Throughout the year the network is giving our Simulation Centres the opportunity to showcase the kinds of activities they are doing and facilities that they have by reviewing a months activity or giving us a general tour and overview.
For March we are visiting DASH - who are looking back at February 2018!
Dinwoodie Assessment and Simulation Hub
Dash is a large repurposed ward based at Wansbeck General Hospital in Ashington Northumberland; we have two large five bedded simulation wards both with control rooms and SMOTS cameras, a large seminar room and five further training rooms, a wet room for medical meats and moulage and a large reception area. All our rooms can be converted into wards as the centre has been kept very clinical and have live oxygen and suction and hand washing facilities. All our rooms have projectors or large LCD screens on which presentations can be shown or the SMOTS cameras can be viewed live. We house a large and varied collection of simulation manikins and part task trainers both adult and paediatric.
We have now been open for just over one and a half years, in that time we have had Undergraduate Medical Students, Foundation year doctors, Nursing Students, Nurses, Maternity, Anaesthetics,Surgery, Pharmacy, Physiotherapy, Community staff, GP’s and large external courses such as the Royal College of Surgeons Edinburgh and the European Trauma Course through our doors.
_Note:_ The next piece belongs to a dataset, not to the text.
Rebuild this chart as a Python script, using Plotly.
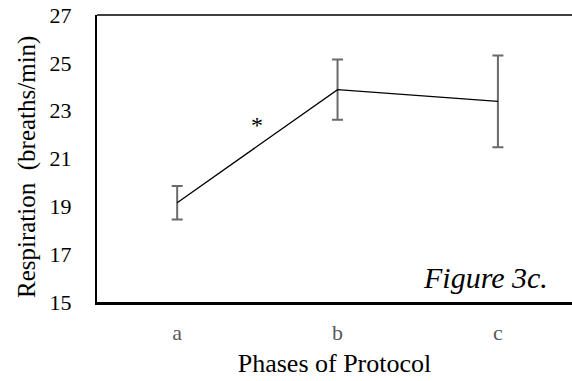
import plotly.graph_objects as go

# Respiration rate by protocol phase
phases = ["a", "b", "c"]
respiration = [19.15, 23.88, 23.39]
resp_err = [0.70, 1.26, 1.92]
y_ticks = [15, 17, 19, 21, 23, 25, 27]

serif = "Liberation Serif"

fig = go.Figure()
fig.add_trace(go.Scatter(
    x=phases,
    y=respiration,
    mode="lines",
    line=dict(color="black", width=1.3),
    error_y=dict(type="data", array=resp_err, visible=True,
                 color="#6a6a6a", thickness=2, width=5.5),
    showlegend=False,
))

fig.update_layout(
    width=572, height=381,
    margin=dict(l=97, r=0, t=15, b=79),
    paper_bgcolor="white", plot_bgcolor="white",
    font=dict(family=serif, color="black"),
    xaxis=dict(
        type="category", range=[-0.5, 2.462],
        showline=True, linecolor="black", linewidth=3,
        showgrid=False, zeroline=False, ticks="",
        tickfont=dict(family=serif, size=22, color="#595959"),
        ticklabelstandoff=9,
        title=dict(text="Phases of Protocol",
                   font=dict(family=serif, size=26, color="black"),
                   standoff=10),
    ),
    yaxis=dict(
        range=[15, 27], tickvals=y_ticks,
        showline=True, linecolor="black", linewidth=2,
        showgrid=False, zeroline=False, ticks="",
        tickfont=dict(family=serif, size=22, color="black"),
        ticklabelstandoff=19,
    ),
    shapes=[dict(type="line", xref="paper", yref="paper", x0=0, x1=1, y0=1, y1=1,
                 line=dict(color="black", width=1.5))],
    annotations=[
        # y-axis title
        dict(x=-0.147, y=0.471, xref="paper", yref="paper",
             text="Respiration  (breaths/min)", textangle=-90, showarrow=False,
             xanchor="center", yanchor="middle",
             font=dict(size=25, color="black", family=serif)),
        dict(x=0.5, y=22.4, xref="x", yref="y", text="*", showarrow=False,
             font=dict(size=24, color="black", family=serif)),
        dict(x=0.953, y=0.087, xref="paper", yref="paper", text="<i>Figure 3c.</i>",
             showarrow=False, xanchor="right", yanchor="middle",
             font=dict(size=30, color="black", family=serif)),
    ],
)

fig.write_html("out.html")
We have also hosted a number of regional courses.
February at DASH has been a busy time and as DASH has become more established it gets busier still as we now have bookings years in advance. We now have gained an apprentice called Callum O’Neil, he is a welcome addition to our team and is a great help with the running of the centre and business administration, he is a whizz with Excel and helps create complex spread sheets for all our analytical data we require.
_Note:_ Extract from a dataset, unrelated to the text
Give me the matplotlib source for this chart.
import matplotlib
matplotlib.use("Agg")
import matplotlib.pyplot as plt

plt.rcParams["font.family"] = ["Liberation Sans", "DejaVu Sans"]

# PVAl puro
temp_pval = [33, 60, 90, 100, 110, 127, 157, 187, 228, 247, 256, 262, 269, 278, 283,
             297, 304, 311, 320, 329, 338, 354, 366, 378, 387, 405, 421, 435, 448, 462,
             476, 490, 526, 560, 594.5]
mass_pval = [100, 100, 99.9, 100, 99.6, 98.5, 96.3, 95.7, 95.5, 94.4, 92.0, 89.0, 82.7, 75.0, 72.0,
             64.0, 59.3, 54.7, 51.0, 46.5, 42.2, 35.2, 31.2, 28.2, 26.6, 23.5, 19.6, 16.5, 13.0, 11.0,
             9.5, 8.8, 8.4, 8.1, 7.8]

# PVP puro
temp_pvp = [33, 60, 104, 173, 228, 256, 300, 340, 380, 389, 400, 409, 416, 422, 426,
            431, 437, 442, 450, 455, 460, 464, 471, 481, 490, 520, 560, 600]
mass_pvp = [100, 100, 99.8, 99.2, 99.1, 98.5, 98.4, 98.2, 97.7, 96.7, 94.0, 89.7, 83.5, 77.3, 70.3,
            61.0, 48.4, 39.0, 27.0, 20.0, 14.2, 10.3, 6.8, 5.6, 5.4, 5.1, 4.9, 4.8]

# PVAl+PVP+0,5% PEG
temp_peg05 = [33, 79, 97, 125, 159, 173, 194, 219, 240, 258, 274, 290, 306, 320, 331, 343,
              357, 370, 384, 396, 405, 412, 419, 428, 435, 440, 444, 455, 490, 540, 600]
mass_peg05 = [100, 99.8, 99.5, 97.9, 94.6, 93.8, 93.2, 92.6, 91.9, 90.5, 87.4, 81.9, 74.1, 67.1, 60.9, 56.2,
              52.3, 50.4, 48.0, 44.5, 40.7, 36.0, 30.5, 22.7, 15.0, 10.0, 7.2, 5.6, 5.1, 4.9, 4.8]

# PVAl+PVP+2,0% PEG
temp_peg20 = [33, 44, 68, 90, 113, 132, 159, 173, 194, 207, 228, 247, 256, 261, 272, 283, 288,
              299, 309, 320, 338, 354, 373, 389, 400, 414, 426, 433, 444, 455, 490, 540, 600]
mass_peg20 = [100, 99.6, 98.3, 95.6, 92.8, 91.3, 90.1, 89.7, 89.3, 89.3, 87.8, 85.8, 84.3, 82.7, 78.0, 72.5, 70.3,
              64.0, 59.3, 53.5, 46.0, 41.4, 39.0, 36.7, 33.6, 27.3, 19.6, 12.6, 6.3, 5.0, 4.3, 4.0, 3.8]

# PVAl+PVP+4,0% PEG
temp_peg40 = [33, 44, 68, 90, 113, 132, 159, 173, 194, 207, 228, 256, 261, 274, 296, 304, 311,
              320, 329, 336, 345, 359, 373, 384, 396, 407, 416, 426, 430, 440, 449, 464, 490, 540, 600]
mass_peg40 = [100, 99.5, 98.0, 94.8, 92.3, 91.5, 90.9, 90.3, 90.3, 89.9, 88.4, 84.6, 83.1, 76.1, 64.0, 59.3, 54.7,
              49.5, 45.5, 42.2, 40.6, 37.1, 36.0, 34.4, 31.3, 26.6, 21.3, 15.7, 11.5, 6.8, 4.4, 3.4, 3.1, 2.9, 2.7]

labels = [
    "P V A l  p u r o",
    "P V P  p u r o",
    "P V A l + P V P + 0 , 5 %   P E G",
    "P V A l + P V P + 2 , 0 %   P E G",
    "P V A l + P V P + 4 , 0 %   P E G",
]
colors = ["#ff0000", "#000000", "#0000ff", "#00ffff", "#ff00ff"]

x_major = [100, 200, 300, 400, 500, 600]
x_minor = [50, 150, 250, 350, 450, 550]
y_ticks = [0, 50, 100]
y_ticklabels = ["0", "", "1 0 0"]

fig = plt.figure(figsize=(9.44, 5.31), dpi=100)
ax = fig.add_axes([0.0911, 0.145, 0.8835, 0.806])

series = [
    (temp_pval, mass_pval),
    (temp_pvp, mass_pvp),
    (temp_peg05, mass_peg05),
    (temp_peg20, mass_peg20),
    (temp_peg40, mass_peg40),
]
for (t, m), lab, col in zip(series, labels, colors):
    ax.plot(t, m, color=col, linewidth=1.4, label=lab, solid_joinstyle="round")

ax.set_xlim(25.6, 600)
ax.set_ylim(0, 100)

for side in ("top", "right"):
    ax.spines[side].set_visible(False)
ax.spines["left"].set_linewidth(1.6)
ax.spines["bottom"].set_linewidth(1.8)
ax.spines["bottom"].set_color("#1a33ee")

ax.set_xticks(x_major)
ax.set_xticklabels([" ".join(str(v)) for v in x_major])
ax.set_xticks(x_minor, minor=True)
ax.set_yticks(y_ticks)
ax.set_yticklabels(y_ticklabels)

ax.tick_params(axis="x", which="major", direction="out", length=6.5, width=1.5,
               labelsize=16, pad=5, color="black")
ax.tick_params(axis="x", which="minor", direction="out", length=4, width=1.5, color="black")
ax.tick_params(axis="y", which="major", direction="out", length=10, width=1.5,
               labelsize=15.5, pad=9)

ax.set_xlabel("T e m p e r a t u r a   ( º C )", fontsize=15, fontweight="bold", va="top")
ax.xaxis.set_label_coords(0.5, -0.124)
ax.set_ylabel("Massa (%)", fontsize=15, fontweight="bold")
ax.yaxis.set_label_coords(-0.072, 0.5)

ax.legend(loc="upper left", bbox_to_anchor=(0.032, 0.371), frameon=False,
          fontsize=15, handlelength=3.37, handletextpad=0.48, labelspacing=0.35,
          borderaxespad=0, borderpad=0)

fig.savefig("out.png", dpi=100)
We started off February with an ITU Nurses course and FY1 Simulation Teaching and then ran PROMPT the next day in which we use our SimMom ‘Roxanne’ to train midwives and Obs & Gynae in dealing with failed intubation and post-partum haemorrhage (PPH), these days can become very messy as we prime SimMom with bags of blood and urine and fill her with plenty of blood clots made from the finest red jellies and fake blood. When the placenta is pulled from the SimMom it can explode everywhere creating a fantastic splatter pattern over everyone and everything… we have suggested that they should wear scrubs not just for realism but also to stop their fine attire getting covered in clots.
We held our 4th Sim Faculty Development Course for internal and external candidates that proved very popular once again; also this month we have had the undergraduate medical students at DASH attending a variety of HBP, ICP, Child Health and HBP bleeped-out sim days. The Community nursing team held their Long Term Condition day here with some new simulation input from manikins and from simulated patients, the day was previously very dry and didactic. One challenge was making SimMan have bilateral swollen legs for Heart failure (bubble wrap and cling bandage seemed to do the job). We also held a GP Trainee simulation day and The Royal College of Emergency Medicine ran the ACCS course. We also ran our regular courses including: Acute illness management (AIM), Nurses Knowledge in Trauma (NuKIT), and the Nurse Assistant scenario day. The resus team have run their regular ILS Courses but unfortunately had to cancel their regional ALS Course due to the snow.
We also had the honour of several educational visits from Collingwood College in which we showed students with special educational needs how the centre is run, showing and explaining how we use the manikins and what we teach here, students were given the opportunity to try and run the simulators and use all the equipment. We also held a question and answer session with the students. We collaborated with NEAS who sent two paramedics to explain what they do and who showed the students the ins and outs of a real Ambulance and its kit.
We had two International visitors from NuMed Malaysia, they were teaching fellows who were looking at different ideas around SBE. They stayed with us for a week and joined our faculty development course as candidates, they then spent a week at Newcastle University Medical school in Newcastle.
We made a Pig torso breath and bleed to create a stab wound to the heart so the ED Consultants were able to perform emergency thoracotomy training.